O.K. folks, had a faff around with my classic earlier (just now in fact.. good timing as herself is now cooking dinner). Good job really as the OPV was slightly out so I adjusted it again, then it stuck and went off the scale







. Stripped it down again and cleaned it, put it all back together, set it all.. Perfect.














Now, reasoning that 10 bar static equates to 9 bar brewing pressure, then 2½ bar should equal 1½ bar brew pressure?

I've not measured brew temps etc. as I only wanted to find out how far to turn the steam knob to drop to a pre-infusion pressure.

So, what's the verdict? Also how long should the steam wand be left open for? I've been opening it for 5 seconds then closing and carrying on with the extraction. Not had a bad cuppa yet.


----------



## SmnByt (Feb 23, 2015)

Did it taste better, more rounded or different flavours than normal?


----------



## Rhys (Dec 21, 2014)

SmnByt said:


> Did it taste better, more rounded or different flavours than normal?


I've enjoyed it a lot more, tastes more rounded with milk, not as bitter.
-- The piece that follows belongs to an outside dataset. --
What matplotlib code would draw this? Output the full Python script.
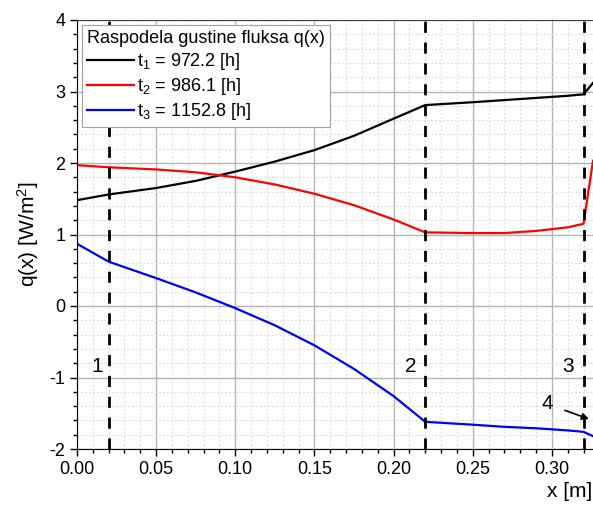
import matplotlib.pyplot as plt
from matplotlib.ticker import MultipleLocator

plt.rcParams['font.family'] = ['Liberation Sans', 'DejaVu Sans']
plt.rcParams['axes.unicode_minus'] = False

# values
x = [0.0, 0.02, 0.05, 0.075, 0.1, 0.125, 0.15, 0.175, 0.2, 0.22,
     0.25, 0.27, 0.29, 0.31, 0.32, 0.326]
q_t1 = [1.48, 1.56, 1.65, 1.75, 1.88, 2.02, 2.18, 2.38, 2.62, 2.81,
        2.85, 2.88, 2.91, 2.94, 2.96, 3.12]
q_t2 = [1.97, 1.94, 1.91, 1.87, 1.80, 1.70, 1.57, 1.41, 1.21, 1.03,
        1.02, 1.02, 1.05, 1.10, 1.15, 2.03]
q_t3 = [0.87, 0.62, 0.39, 0.19, -0.03, -0.27, -0.55, -0.88, -1.26, -1.62,
        -1.66, -1.69, -1.71, -1.74, -1.76, -1.82]
labels = ['$\\mathregular{t_1}$ = 972.2 [h]', '$\\mathregular{t_2}$ = 986.1 [h]',
          '$\\mathregular{t_3}$ = 1152.8 [h]']
boundaries = [0.02, 0.22, 0.32]
region_labels = ['1', '2', '3']
region_label_x = [0.013, 0.211, 0.31]

fig = plt.figure(figsize=(5.93, 5.05), dpi=100)
ax = fig.add_axes([77 / 593, 56 / 505, 516 / 593, 429 / 505])

ax.plot(x, q_t1, color='black', lw=1.6, label=labels[0])
ax.plot(x, q_t2, color='red', lw=1.6, label=labels[1])
ax.plot(x, q_t3, color='blue', lw=1.6, label=labels[2])

for b in boundaries:
    ax.axvline(b, color='black', lw=2, ls=(0, (4, 3.5)), zorder=3)
for lx, lt in zip(region_label_x, region_labels):
    ax.text(lx, -0.85, lt, fontsize=15, ha='center', va='center')

ax.annotate('4', xy=(0.3234, -1.58), xytext=(0.297, -1.37), fontsize=15,
            ha='center', va='center',
            arrowprops=dict(arrowstyle='-|>', color='black', lw=1.2,
                            shrinkA=7, shrinkB=0, mutation_scale=10))

ax.set_xlim(0, 0.326)
ax.set_ylim(-2, 4)
ax.xaxis.set_major_locator(MultipleLocator(0.05))
ax.xaxis.set_minor_locator(MultipleLocator(0.01))
ax.yaxis.set_major_locator(MultipleLocator(1))
ax.yaxis.set_minor_locator(MultipleLocator(0.2))
ax.xaxis.set_major_formatter(plt.FormatStrFormatter('%.2f'))
ax.grid(which='major', color='#b4b4b4', lw=1, ls='-')
ax.grid(which='minor', color='#dadada', lw=0.8, ls=(0, (1.5, 2)))
ax.set_axisbelow(True)
ax.tick_params(which='major', direction='out', length=5, width=1, labelsize=13)
ax.tick_params(which='minor', direction='out', length=3, width=1)

ax.spines['top'].set_color('#404040')
ax.spines['right'].set_visible(False)

ax.set_ylabel('q(x) [W/m$\\mathregular{^2}$]', fontsize=15, labelpad=6)
ax.set_xlabel('x [m]', fontsize=15)
ax.xaxis.set_label_coords(0.955, -0.078)

leg = ax.legend(loc='upper left', title='Raspodela gustine fluksa q(x)',
                fontsize=13, title_fontsize=13, fancybox=False,
                edgecolor='#a0a0a0', framealpha=1, handlelength=2.6,
                handletextpad=0.2, borderaxespad=0.25, labelspacing=0.22,
                borderpad=0.3)
leg._legend_box.align = 'left'
leg.get_frame().set_linewidth(0.8)

fig.savefig('out.png', dpi=100)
To put this into perspective, I bought some supermarket beans (Taylors) for a change as I ran out of my fresh ones and couldn't face going without or using pre-ground in my French press and have been producing decent results to the effect that my other half (who hates coffee and only drinks de-caff tea) asked me to make her a flat white last night. Single shot with a dash of sugar and steamed milk. She really enjoyed it! She's always hated coffee as it's too bitter. Just lately she's been sipping mine (without sugar) and liking it. For the past week I've been opening the steam wand a bit for 5 seconds before continuing as normal. I don't know if I'm dreaming the results purely because I'm assuming it'll come out better or not but I'm enjoying the results.

I thought I'd post my results so others can adjust theirs by the same amount and see what comes of it. You don't need much to drop the pressure - any more than ½ an inch and I expect there'd be no point.


----------



## SmnByt (Feb 23, 2015)

Fair enough, I will give it a whirl myself tomorrow and see how I get on with it,


----------



## Rhys (Dec 21, 2014)

SmnByt said:


> Fair enough, I will give it a whirl myself tomorrow and see how I get on with it,


Interesting to hear what you think (and anyone else trying it).

Have read about folks turning on the steam switch for 5 seconds before hand... decided against this. Everything is up to temperature beforehand anyway.


----------



## SmnByt (Feb 23, 2015)

Rhys said:


> Interesting to hear what you think (and anyone else trying it).
> 
> Have read about folks turning on the steam switch for 5 seconds before hand... decided against this. Everything is up to temperature beforehand anyway.


I agree, as you say its all up to temp anyway, wouldn't want to scorch the puck or anything. I shall report back tomorrow, quite looking forward to the results:good:


----------